“Habiendo un día comulgado, mandóme mucho Su Majestad lo procurase con todas mis fuerzas, haciéndome grandes promesas de que no se dejaría de hacer el monasterio, y que se serviría mucho en él, y que se llamase San José, y que a la una puerta nos guardaría él y nuestra Señora la otra, y que Cristo andaría con nosotras, y que sería una estrella que diese de sí gran resplandor” (Vida 32, 11).

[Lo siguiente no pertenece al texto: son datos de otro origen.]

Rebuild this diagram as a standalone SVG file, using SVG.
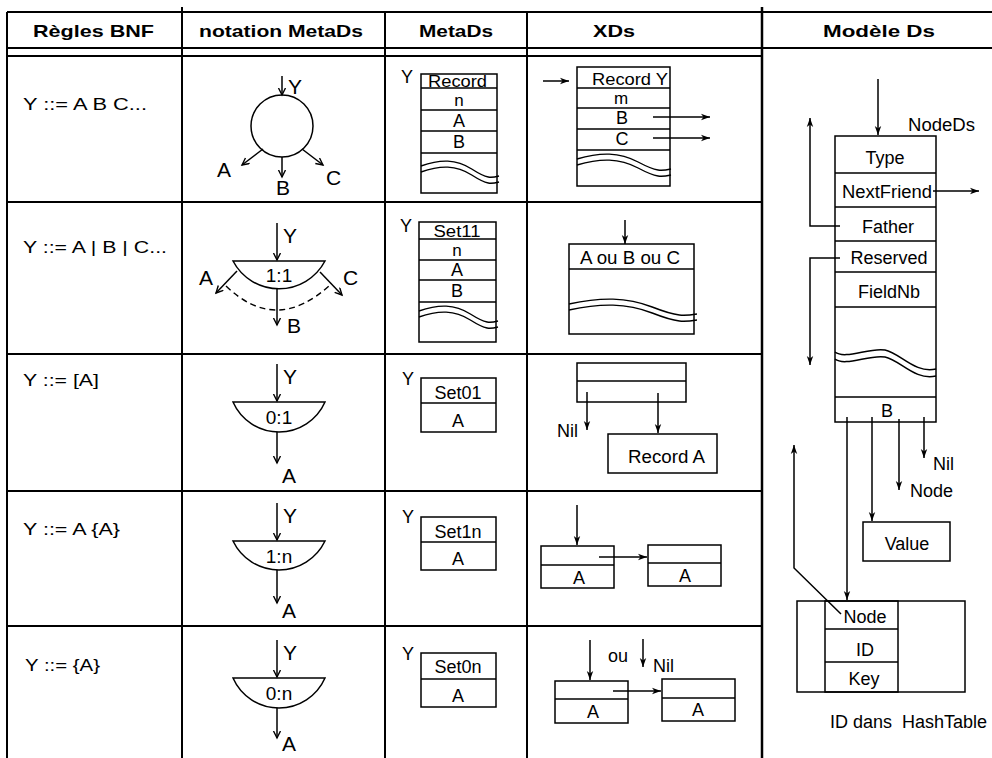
<svg xmlns="http://www.w3.org/2000/svg" xmlns:xlink="http://www.w3.org/1999/xlink" width="992" height="758" viewBox="0 0 992 758">
  <style>
    .t { font-family: "Liberation Sans", Arial, sans-serif; fill: #000; }
    .h { font-weight: bold; font-size: 17px; white-space: pre; }
    .r { font-size: 17px; }
    .m { font-size: 18px; }
    .s { font-size: 17px; }
    .tt { font-size: 16px; }
    .lb { font-size: 21px; }
    .rt { font-size: 19px; }
    .c { text-anchor: middle; }
    .grid { stroke: #000; stroke-width: 2; fill: none; }
    .box { stroke: #000; stroke-width: 1.5; fill: none; }
    .ln { stroke: #000; stroke-width: 1.5; fill: none; }
    .ar { stroke: #000; stroke-width: 1.5; fill: none; marker-end: url(#ah); }
    .av { stroke: #000; stroke-width: 1.5; fill: none; marker-end: url(#av); }
    .dash { stroke: #000; stroke-width: 1.4; fill: none; stroke-dasharray: 6 4; }
  </style>
  <defs>
    <!-- filled barbed head used in the data-structure columns -->
    <marker id="ah" markerWidth="10" markerHeight="8" refX="9" refY="4" orient="auto" markerUnits="userSpaceOnUse">
      <path d="M0,0.8 L9,4 L0,7.2 L2.5,4 z" fill="#000"/>
    </marker>
    <!-- open V head used in the notation column -->
    <marker id="av" markerWidth="10" markerHeight="10" refX="7.5" refY="4" orient="auto" markerUnits="userSpaceOnUse">
      <path d="M0.5,0.5 L7.5,4 L0.5,7.5" fill="none" stroke="#000" stroke-width="1.4"/>
    </marker>
    <!-- double wavy break line, 100 units wide -->
    <path id="wv" d="M0,0 C25,-7 45,-7 65,3 S90,12 100,10 M0,6 C25,-1 45,-1 65,9 S90,18 100,16" fill="none" stroke="#000" stroke-width="1.4" vector-effect="non-scaling-stroke"/>
  </defs>
  <rect width="992" height="758" fill="#fff"/>

  <!-- table grid -->
  <g id="grid" class="grid">
    <line x1="7" y1="12" x2="992" y2="12"/>
    <line x1="7" y1="48" x2="992" y2="48"/>
    <line x1="7" y1="56" x2="762" y2="56"/>
    <line x1="7" y1="12" x2="7" y2="758"/>
    <line x1="182" y1="7" x2="182" y2="758"/>
    <line x1="385" y1="12" x2="385" y2="758"/>
    <line x1="527" y1="12" x2="527" y2="758"/>
    <line x1="762" y1="7" x2="762" y2="758" stroke-width="2.5"/>
    <line x1="7" y1="202" x2="762" y2="202"/>
    <line x1="7" y1="354" x2="762" y2="354"/>
    <line x1="7" y1="491" x2="762" y2="491"/>
    <line x1="7" y1="626" x2="762" y2="626"/>
  </g>

  <!-- column headers -->
  <g id="headers" class="t h">
    <text x="33" y="37" textLength="121" lengthAdjust="spacingAndGlyphs">Règles BNF</text>
    <text x="199" y="37" textLength="164" lengthAdjust="spacingAndGlyphs">notation MetaDs</text>
    <text x="419" y="37" textLength="74" lengthAdjust="spacingAndGlyphs">MetaDs</text>
    <text x="593" y="37" textLength="42" lengthAdjust="spacingAndGlyphs">XDs</text>
    <text x="823" y="37" textLength="112" lengthAdjust="spacingAndGlyphs">Modèle  Ds</text>
  </g>

  <!-- BNF rules -->
  <g id="bnf" class="t r">
    <text x="23" y="110" textLength="124" lengthAdjust="spacingAndGlyphs">Y ::= A B C...</text>
    <text x="23" y="253" textLength="144" lengthAdjust="spacingAndGlyphs">Y ::= A | B | C...</text>
    <text x="23" y="386" textLength="76" lengthAdjust="spacingAndGlyphs">Y ::= [A]</text>
    <text x="23" y="535" textLength="97" lengthAdjust="spacingAndGlyphs">Y ::= A {A}</text>
    <text x="25" y="671" textLength="75" lengthAdjust="spacingAndGlyphs">Y ::= {A}</text>
  </g>

  <!-- notation MetaDs: record node -->
  <g id="n-record">
    <circle cx="282" cy="126" r="31" class="box"/>
    <line x1="282" y1="76" x2="282" y2="95" class="av"/>
    <line x1="263" y1="149" x2="242" y2="165" class="av"/>
    <line x1="282" y1="157" x2="282" y2="177" class="av"/>
    <line x1="302" y1="149" x2="323" y2="165" class="av"/>
    <text x="288" y="94" class="t lb">Y</text>
    <text x="217" y="177" class="t lb">A</text>
    <text x="276" y="195" class="t lb">B</text>
    <text x="326" y="185" class="t lb">C</text>
  </g>

  <!-- notation MetaDs: 1:1 alternative -->
  <g id="n-alt">
    <line x1="277" y1="223" x2="277" y2="260" class="av"/>
    <path d="M233,261 A52,52 0 0 0 325,261 Z" class="box"/>
    <text x="279" y="282" class="t rt c">1:1</text>
    <line x1="237" y1="271" x2="216" y2="293" class="av"/>
    <line x1="320" y1="272" x2="342" y2="295" class="av"/>
    <line x1="277" y1="289" x2="277" y2="325" class="av"/>
    <path d="M226,286 Q277,335 331,284" class="dash"/>
    <text x="283" y="243" class="t lb">Y</text>
    <text x="199" y="285" class="t lb">A</text>
    <text x="343" y="285" class="t lb">C</text>
    <text x="287" y="333" class="t lb">B</text>
  </g>

  <!-- notation MetaDs: 0:1 option -->
  <g id="n-opt">
    <line x1="277" y1="364" x2="277" y2="401" class="av"/>
    <path d="M233,402 A50.3,50.3 0 0 0 325,402 Z" class="box"/>
    <text x="279" y="424" class="t rt c">0:1</text>
    <line x1="277" y1="432" x2="277" y2="463" class="av"/>
    <text x="283" y="384" class="t lb">Y</text>
    <text x="282" y="483" class="t lb">A</text>
  </g>

  <!-- notation MetaDs: 1:n list -->
  <g id="n-list1">
    <line x1="277" y1="503" x2="277" y2="540" class="av"/>
    <path d="M233,541 A51,51 0 0 0 325,541 Z" class="box"/>
    <text x="279" y="563" class="t rt c">1:n</text>
    <line x1="277" y1="570" x2="277" y2="603" class="av"/>
    <text x="283" y="523" class="t lb">Y</text>
    <text x="282" y="618" class="t lb">A</text>
  </g>

  <!-- notation MetaDs: 0:n list -->
  <g id="n-list0">
    <line x1="277" y1="640" x2="277" y2="677" class="av"/>
    <path d="M233,678 A50.3,50.3 0 0 0 325,678 Z" class="box"/>
    <text x="279" y="700" class="t rt c">0:n</text>
    <line x1="277" y1="708" x2="277" y2="738" class="av"/>
    <text x="283" y="660" class="t lb">Y</text>
    <text x="282" y="751" class="t lb">A</text>
  </g>

  <!-- MetaDs descriptors -->
  <g id="md-record">
    <text x="401" y="83" class="t m">Y</text>
    <rect x="421" y="74" width="76" height="119" class="box"/>
    <path d="M421,88 H497 M421,110 H497 M421,131 H497 M421,153 H497" class="ln"/>
    <use xlink:href="#wv" transform="translate(421,166) scale(0.78,1)"/>
    <text x="428" y="87" textLength="59" lengthAdjust="spacingAndGlyphs" class="t tt">Record</text>
    <text x="459" y="106" class="t s c">n</text>
    <text x="459" y="127" class="t m c">A</text>
    <text x="459" y="148" class="t m c">B</text>
  </g>

  <g id="md-set11">
    <text x="400" y="232" class="t m">Y</text>
    <rect x="419" y="222" width="77" height="120" class="box"/>
    <path d="M419,239 H496 M419,260 H496 M419,280 H496 M419,302 H496" class="ln"/>
    <use xlink:href="#wv" transform="translate(419,311) scale(0.79,1)"/>
    <text x="457" y="237" textLength="47" lengthAdjust="spacingAndGlyphs" class="t tt c">Set11</text>
    <text x="457" y="256" class="t s c">n</text>
    <text x="457" y="276" class="t m c">A</text>
    <text x="457" y="297" class="t m c">B</text>
  </g>

  <g id="md-set01">
    <text x="402" y="385" class="t m">Y</text>
    <rect x="421" y="378" width="75" height="54" class="box"/>
    <line x1="421" y1="403" x2="496" y2="403" class="ln"/>
    <text x="458" y="399" class="t m c">Set01</text>
    <text x="458" y="427" class="t m c">A</text>
  </g>

  <g id="md-set1n">
    <text x="402" y="523" class="t m">Y</text>
    <rect x="421" y="517" width="75" height="53" class="box"/>
    <line x1="421" y1="542" x2="496" y2="542" class="ln"/>
    <text x="458" y="538" class="t m c">Set1n</text>
    <text x="458" y="565" class="t m c">A</text>
  </g>

  <g id="md-set0n">
    <text x="402" y="660" class="t m">Y</text>
    <rect x="421" y="653" width="75" height="54" class="box"/>
    <line x1="421" y1="679" x2="496" y2="679" class="ln"/>
    <text x="458" y="673" class="t m c">Set0n</text>
    <text x="458" y="702" class="t m c">A</text>
  </g>

  <!-- XDs instances -->
  <g id="xd-record">
    <rect x="577" y="67" width="93" height="119" class="box"/>
    <path d="M577,88 H670 M577,108 H670 M577,129 H670 M577,150 H670" class="ln"/>
    <use xlink:href="#wv" transform="translate(577,159) scale(0.94,1)"/>
    <text x="592" y="85" textLength="76" lengthAdjust="spacingAndGlyphs" class="t tt">Record Y</text>
    <text x="621" y="104" class="t s c">m</text>
    <text x="622" y="124" class="t m c">B</text>
    <text x="622" y="145" class="t m c">C</text>
  </g>

  <g id="xd-alt">
    <rect x="569" y="244" width="125" height="90" class="box"/>
    <line x1="569" y1="269" x2="694" y2="269" class="ln"/>
    <use xlink:href="#wv" transform="translate(569,304) scale(1.28,1)"/>
    <text x="580" y="264" textLength="100" lengthAdjust="spacingAndGlyphs" class="t m">A ou B ou C</text>
  </g>

  <g id="xd-opt">
    <rect x="577" y="363" width="109" height="39" class="box"/>
    <line x1="577" y1="381" x2="686" y2="381" class="ln"/>
    <text x="557" y="437" class="t m">Nil</text>
    <rect x="608" y="434" width="109" height="39" class="box"/>
    <text x="628" y="463" textLength="77" lengthAdjust="spacingAndGlyphs" class="t m">Record A</text>
  </g>

  <g id="xd-list1">
    <rect x="541" y="546" width="73" height="42" class="box"/>
    <line x1="541" y1="565" x2="614" y2="565" class="ln"/>
    <text x="579" y="584" class="t m c">A</text>
    <rect x="648" y="545" width="73" height="41" class="box"/>
    <line x1="648" y1="563" x2="721" y2="563" class="ln"/>
    <text x="685" y="582" class="t m c">A</text>
  </g>

  <g id="xd-list0">
    <text x="608" y="662" class="t m">ou</text>
    <text x="653" y="672" class="t m">Nil</text>
    <rect x="555" y="681" width="73" height="42" class="box"/>
    <line x1="555" y1="699" x2="628" y2="699" class="ln"/>
    <text x="593" y="718" class="t m c">A</text>
    <rect x="662" y="679" width="73" height="42" class="box"/>
    <line x1="662" y1="698" x2="735" y2="698" class="ln"/>
    <text x="698" y="716" class="t m c">A</text>
  </g>

  <!-- Ds model: node record -->
  <g id="nodeds">
    <rect x="835" y="136" width="101" height="286" class="box"/>
    <path d="M835,173 H936 M835,207 H936 M835,241 H936 M835,272 H936 M835,307 H936 M835,397 H936" class="ln"/>
    <path d="M835,352 C845,360 870,347 885,350 S915,374 936,369 M835,359 C845,367 870,354 885,357 S915,381 936,376" class="ln" stroke-width="1.4"/>
    <text x="908" y="131" textLength="67" lengthAdjust="spacingAndGlyphs" class="t m">NodeDs</text>
    <text x="885" y="164" class="t m c">Type</text>
    <text x="842" y="198" textLength="90" lengthAdjust="spacingAndGlyphs" class="t m">NextFriend</text>
    <text x="888" y="233" class="t m c">Father</text>
    <text x="889" y="264" class="t m c">Reserved</text>
    <text x="889" y="298" class="t m c">FieldNb</text>
    <text x="887" y="417" class="t m c">B</text>
  </g>

  <g id="value">
    <rect x="863" y="522" width="87" height="39" class="box"/>
    <text x="907" y="550" class="t m c">Value</text>
  </g>

  <g id="hashtable">
    <rect x="797" y="601" width="168" height="91" class="box"/>
    <rect x="825" y="601" width="73" height="91" class="box" stroke-width="2"/>
    <path d="M825,629 H898 M825,662 H898" class="ln"/>
    <text x="865" y="623" class="t m c">Node</text>
    <text x="865" y="656" class="t m c">ID</text>
    <text x="864" y="685" class="t m c">Key</text>
    <text x="830" y="728" class="t m" style="white-space:pre">ID dans  HashTable</text>
  </g>

  <g id="labels" class="t m">
    <text x="933" y="470">Nil</text>
    <text x="910" y="497">Node</text>
  </g>

  <!-- connectors -->
  <g id="connectors">
    <line x1="543" y1="81" x2="569" y2="81" class="ar"/>
    <line x1="653" y1="117" x2="710" y2="117" class="ar"/>
    <line x1="653" y1="138" x2="710" y2="138" class="ar"/>
    <line x1="625" y1="220" x2="625" y2="244" class="ar"/>
    <line x1="587" y1="392" x2="587" y2="430" class="ar"/>
    <line x1="658" y1="393" x2="658" y2="433" class="ar"/>
    <line x1="577" y1="505" x2="577" y2="545" class="ar"/>
    <line x1="599" y1="557" x2="647" y2="557" class="ar"/>
    <line x1="590" y1="640" x2="590" y2="680" class="ar"/>
    <line x1="643" y1="639" x2="643" y2="667" class="ar"/>
    <line x1="613" y1="691" x2="661" y2="691" class="ar"/>
    <line x1="878" y1="79" x2="878" y2="135" class="ar"/>
    <line x1="933" y1="191" x2="979" y2="191" class="ar"/>
    <polyline points="840,226 810,226 810,118" class="ar"/>
    <polyline points="840,258 810,258 810,365" class="ar"/>
    <line x1="847" y1="417" x2="847" y2="600" class="ar"/>
    <line x1="872" y1="417" x2="872" y2="521" class="ar"/>
    <line x1="899" y1="419" x2="899" y2="490" class="ar"/>
    <line x1="924" y1="417" x2="924" y2="458" class="ar"/>
    <polyline points="841,614 794,568 794,445" class="ar"/>
  </g>
</svg>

“Pues comenzando a poblarse estos palomarcitos de la Virgen nuestra Señora,
comenzó la divina Majestad a mostrar sus grandezas en esta mujercitas flacas,
aunque fuertes en los deseos y en el desasirse de todo lo criado, que debe ser lo que
más junta el alma con su Criador, yendo con limpia conciencia. […] Su Majestad no
parece se quiere quitar de con ellas. Esto es lo que veo ahora y con verdad puedo
decir. Teman las que están por venir y esto leyeren; y si no vieren lo que ahora hay, no
lo echen a los tiempos, que para hacer Dios grandes mercedes a quien de veras le
sirve, siempre es tiempo, y procuren mirar si hay quiebra en esto y enmendarla. […] si
viere va cayendo en algo su Orden, procure ser piedra tal con que se torne a levantar
el edificio, que el Señor ayudará para ello” (Fundaciones 4, 5.7).